Selon lui, "sans résoudre d'abord la question des otages, il n'y aura pas de solution au conflit. Les exigences du Hamas, qui incluent le retrait d'Israël de Gaza, ne sont pas acceptables pour Israël, qui a retiré le Mossad des pourparlers de Doha. Dans ces cas-là, nous savons que les services de renseignement ouvrent la voie et que la diplomatie est la cerise sur le gâteau".

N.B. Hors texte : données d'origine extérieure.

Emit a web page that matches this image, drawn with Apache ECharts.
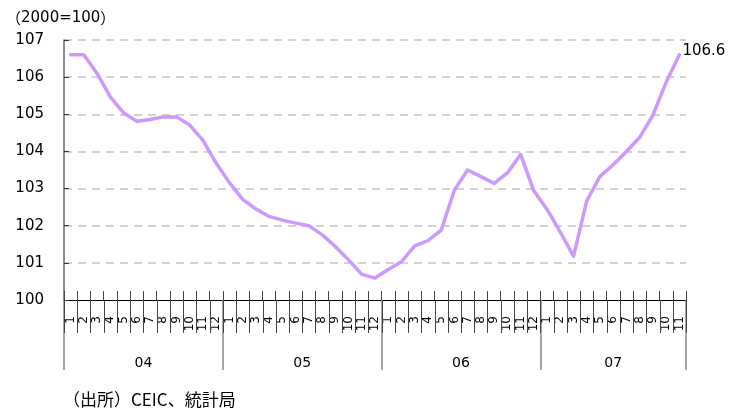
<!DOCTYPE html>
<html>
<head>
<meta charset="utf-8">
<script src="https://cdn.jsdelivr.net/npm/echarts@6/dist/echarts.min.js"></script>
<style>
  html, body { margin: 0; padding: 0; background: #fff; }
  #chart { width: 742px; height: 414px; }
</style>
</head>
<body>
<div id="chart"></div>
<script>
// Monthly index values, 2000 = 100
const years = ['04', '05', '06', '07'];
const v2004 = [106.6, 106.6, 106.1, 105.47, 105.04, 104.81, 104.86, 104.93, 104.93, 104.71, 104.3, 103.68];
const v2005 = [103.16, 102.71, 102.45, 102.25, 102.15, 102.07, 102.0, 101.76, 101.44, 101.08, 100.69, 100.59];
const v2006 = [100.82, 101.03, 101.46, 101.6, 101.88, 102.96, 103.5, 103.32, 103.14, 103.42, 103.92, 102.94];
const v2007 = [102.44, 101.83, 101.18, 102.67, 103.33, 103.64, 104.0, 104.38, 104.98, 105.86, 106.6];
const yMin = 100, yMax = 107, yStep = 1;
const unitNumber = '2000=100';
const sourceText = '（出所）CEIC、統計局';

const perYear = [v2004, v2005, v2006, v2007];
const categories = [];
const values = [];
perYear.forEach((arr, yi) => {
  arr.forEach((v, mi) => {
    categories.push(years[yi] + '/' + (mi + 1));
    values.push(v);
  });
});

// Year group boundaries and centres, counted in months
const bounds = [0];
perYear.forEach(arr => bounds.push(bounds[bounds.length - 1] + arr.length));
const centers = years.map((y, i) => (bounds[i] + bounds[i + 1]) / 2);
const total = bounds[bounds.length - 1];
const monthEdges = [];
for (let i = 0; i <= total; i++) monthEdges.push(i);

const numFont = 'DejaVu Sans, "Noto Sans CJK JP", sans-serif';
const jpFont = '"Noto Sans CJK JP", sans-serif';

// Decoration-only axis spanning the month range
function edgeAxis(extra) {
  return Object.assign({
    type: 'value',
    gridIndex: 0,
    position: 'bottom',
    min: 0, max: total,
    axisLine: { show: false },
    axisTick: { show: false },
    axisLabel: { show: false },
    splitLine: { show: false }
  }, extra);
}

const textElements = [
  {
    type: 'text', left: 6, top: 11,
    style: {
      text: '{p|（}{n|' + unitNumber + '}{p|）}',
      rich: {
        p: { fontFamily: jpFont, fontSize: 15, fill: '#000' },
        n: { fontFamily: numFont, fontSize: 15, fill: '#000' }
      }
    }
  },
  {
    type: 'text', left: 63, top: 391,
    style: { text: sourceText, font: '17px ' + jpFont, fill: '#000' }
  }
];

const chart = echarts.init(document.getElementById('chart'), null, { renderer: 'canvas' });
chart.setOption({
  animation: false,
  backgroundColor: '#ffffff',
  grid: { left: 64, right: 56, top: 40, bottom: 114, containLabel: false },
  xAxis: [
    {
      type: 'category',
      gridIndex: 0,
      data: categories,
      boundaryGap: true,
      position: 'bottom',
      axisLine: { show: true, lineStyle: { color: '#000', width: 1 } },
      axisTick: { show: false },
      axisLabel: {
        interval: 0, rotate: 90, margin: 16,
        fontSize: 12, color: '#000', fontFamily: numFont,
        formatter: v => v.split('/')[1]
      },
      splitLine: { show: false }
    },
    // month separators, above the axis line
    edgeAxis({
      axisTick: { show: true, inside: true, customValues: monthEdges, length: 9, lineStyle: { color: '#444', width: 1 } }
    }),
    // year separators and year labels
    edgeAxis({
      axisTick: { show: true, customValues: bounds, length: 70, lineStyle: { color: '#888', width: 1.5 } },
      axisLabel: {
        show: true, customValues: centers, margin: 56,
        fontSize: 14, color: '#000', fontFamily: numFont,
        formatter: v => {
          const i = centers.findIndex(c => Math.abs(c - v) < 1e-6);
          return i >= 0 ? years[i] : '';
        }
      }
    })
  ],
  yAxis: {
    type: 'value',
    gridIndex: 0,
    min: yMin, max: yMax, interval: yStep,
    axisLine: { show: true, lineStyle: { color: '#666', width: 1.5 } },
    axisTick: { show: true, inside: true, length: 5, lineStyle: { color: '#333' } },
    axisLabel: { margin: 20, fontSize: 15, color: '#000', fontFamily: numFont },
    splitLine: { show: true, showMinLine: false, lineStyle: { color: '#c4c4c4', type: [8, 6], width: 1.5 } }
  },
  series: [
    {
      type: 'line',
      xAxisIndex: 0,
      yAxisIndex: 0,
      data: values,
      symbol: 'none',
      lineStyle: { color: '#cc99ff', width: 3.5, cap: 'round', join: 'round' },
      endLabel: {
        show: true,
        formatter: p => Number(p.value).toFixed(1),
        fontSize: 15, color: '#000', fontFamily: numFont,
        distance: 3, offset: [0, -4]
      }
    }
  ],
  graphic: { elements: textElements }
});

// Month separators below the axis line, placed through the month scale
const axisY = chart.convertToPixel({ yAxisIndex: 0 }, yMin);
const separatorDepth = 33;
const separators = monthEdges.map(m => {
  const x = Math.round(chart.convertToPixel({ xAxisIndex: 1 }, m)) + 0.5;
  return {
    type: 'line',
    silent: true,
    z: 10,
    shape: { x1: x, y1: axisY, x2: x, y2: axisY + separatorDepth },
    style: { stroke: '#444', lineWidth: 1 }
  };
});
chart.setOption({ graphic: { elements: textElements.concat(separators) } }, { replaceMerge: ['graphic'] });
</script>
</body>
</html>
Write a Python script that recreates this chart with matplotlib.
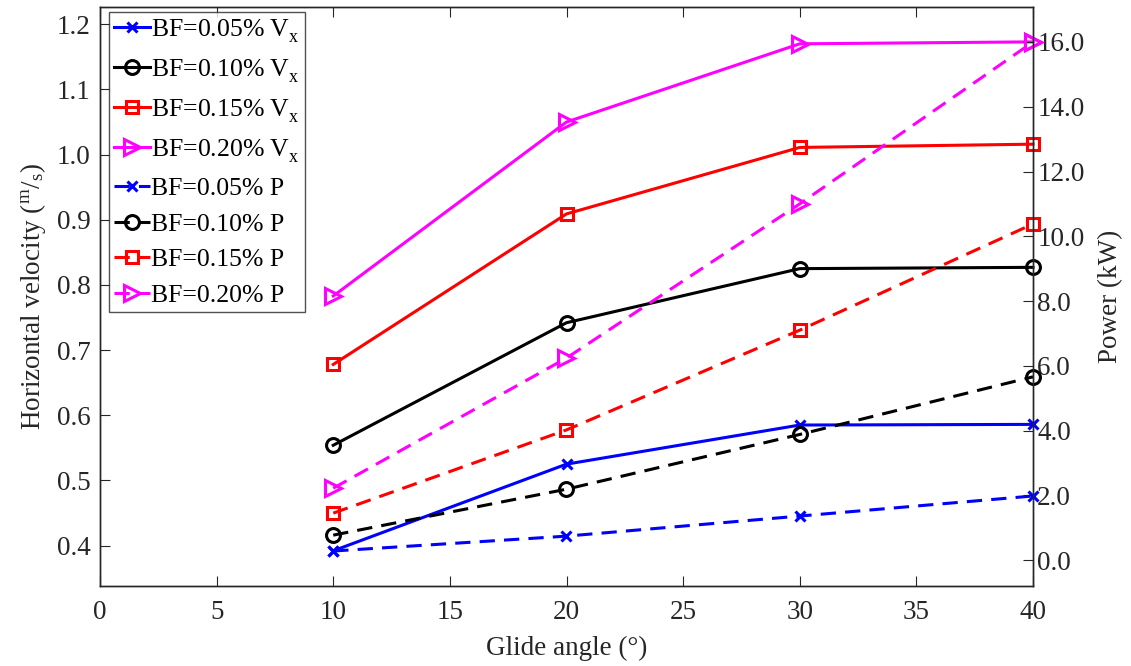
import matplotlib.pyplot as plt
from matplotlib.ticker import FormatStrFormatter

plt.rcParams.update(
    {
        "font.family": ["Liberation Serif", "DejaVu Serif"],
        "mathtext.fontset": "custom",
        "mathtext.rm": "Liberation Serif",
        "mathtext.it": "Liberation Serif",
        "font.size": 19.5,
    }
)

# glide angle (deg)
angle = [10, 20, 30, 40]

# horizontal velocity (m/s), left axis
vx_005 = [0.392, 0.525, 0.585, 0.586]
vx_010 = [0.554, 0.742, 0.825, 0.827]
vx_015 = [0.678, 0.909, 1.011, 1.016]
vx_020 = [0.783, 1.050, 1.170, 1.173]

# power (kW), right axis
p_005 = [0.28, 0.74, 1.36, 1.98]
p_010 = [0.77, 2.19, 3.88, 5.66]
p_015 = [1.45, 4.02, 7.10, 10.38]
p_020 = [2.22, 6.24, 11.0, 16.0]

bf_labels = ["0.05", "0.10", "0.15", "0.20"]
colors = ["#0000ff", "#000000", "#ff0000", "#ff00ff"]
markers = ["x", "o", "s", ">"]
msizes = [7, 10, 8, 12]

fig = plt.figure(figsize=(11.31, 6.66), dpi=100)
ax = fig.add_axes([100 / 1131, 1 - 586 / 666, 933 / 1131, 579 / 666])
ax2 = ax.twinx()

handles = []
for vals, bf, c, m, ms in zip([vx_005, vx_010, vx_015, vx_020], bf_labels, colors, markers, msizes):
    # empty superscript pushes the subscript lower, like the original
    (h,) = ax.plot(angle, vals, color=c, lw=2.2, marker=m, ms=ms, mfc="none",
                   mew=2.2, label=f"BF={bf}% V$^{{}}_{{\\rm x}}$", clip_on=False)
    handles.append(h)
for vals, bf, c, m, ms in zip([p_005, p_010, p_015, p_020], bf_labels, colors, markers, msizes):
    (h,) = ax2.plot(angle, vals, color=c, lw=2.2, ls=(0, (5, 3)), marker=m, ms=ms,
                    mfc="none", mew=2.2, label=f"BF={bf}% P", clip_on=False)
    handles.append(h)

ax.set_xlim(0, 40)
ax.set_ylim(0.338, 1.2265)
ax2.set_ylim(-0.8, 17.08)
ax.set_xticks(range(0, 41, 5))
ax.set_yticks([0.4, 0.5, 0.6, 0.7, 0.8, 0.9, 1.0, 1.1, 1.2])
ax2.set_yticks(range(0, 17, 2))
ax.yaxis.set_major_formatter(FormatStrFormatter("%.1f"))
ax2.yaxis.set_major_formatter(FormatStrFormatter("%.1f"))

ax.tick_params(axis="x", direction="in", top=True, length=7, pad=10, colors="#262626",
               labelcolor="#262626", labelsize=19.5)
ax.tick_params(axis="y", direction="in", length=7, pad=7, colors="#262626",
               labelcolor="#262626", labelsize=19.5)
ax2.tick_params(axis="y", direction="in", length=7, pad=3, colors="#262626",
                labelcolor="#262626", labelsize=19.5)
for a in (ax, ax2):
    for s in a.spines.values():
        s.set_color("#262626")
        s.set_linewidth(1.0)

ax.set_xlabel("Glide angle (°)", fontsize=19.5, color="#262626", labelpad=8)
ax.set_ylabel("Horizontal velocity ($^{\\rm m}/_{\\rm s}$)", fontsize=19.5, color="#262626", labelpad=6)
ax2.set_ylabel("Power (kW)", fontsize=19.5, color="#262626", labelpad=10)

leg = ax.legend(handles=handles, loc="upper left", bbox_to_anchor=(0.0096, 0.991),
                fontsize=18.5, frameon=True, fancybox=False, borderpad=0.2,
                labelspacing=0.5, handlelength=1.4, handletextpad=0.05,
                borderaxespad=0.0)
leg.get_frame().set_edgecolor("#262626")
leg.get_frame().set_linewidth(1.0)
leg.set_zorder(10)

fig.savefig("out.png", dpi=100)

Dezcallar a critiqué le fait que l'Europe n'ait pas été capable d'adopter une position commune sur la question : "L'opinion publique espagnole est consternée par ce qu'elle voit, mais la demande de l'Espagne et d'Israël n'a pas d'avenir. Il y a des pays comme l'Allemagne ou l'Autriche qui ont mauvaise conscience à cause de ce qui s'est passé pendant la Seconde Guerre mondiale et qui sont plus tolérants à l'égard d'Israël. C'est compliqué, mais en tout cas il ne faut pas confondre le Hamas avec les Palestiniens, ni l'antisémitisme avec l'antisionisme.

L'avenir de l'Europe

Quant à l'avenir de l'Europe, Dezcallar estime que "la crise ukrainienne a reporté la nécessaire autonomie stratégique de l'Europe. Nous comptons depuis des années sur les États-Unis pour prendre en charge la majeure partie de la défense de l'OTAN et cela, si Trump arrive à la Maison Blanche, prendra fin. Le problème, c'est que l'Europe en tant que telle n'existe pas : ce n'est pas un super-État, elle n'a pas de politique étrangère et de défense commune ; et si nous ne sommes pas un acteur important dans le nouvel ordre international, il nous sera très difficile de maintenir notre niveau de vie".

Pour le diplomate, "l'Europe doit s'unir : avec la menace de Trump de quitter l'OTAN et de se rapprocher de Poutine, l'Europe peut soudain se retrouver en plein champ, sous la pluie et sans parapluie".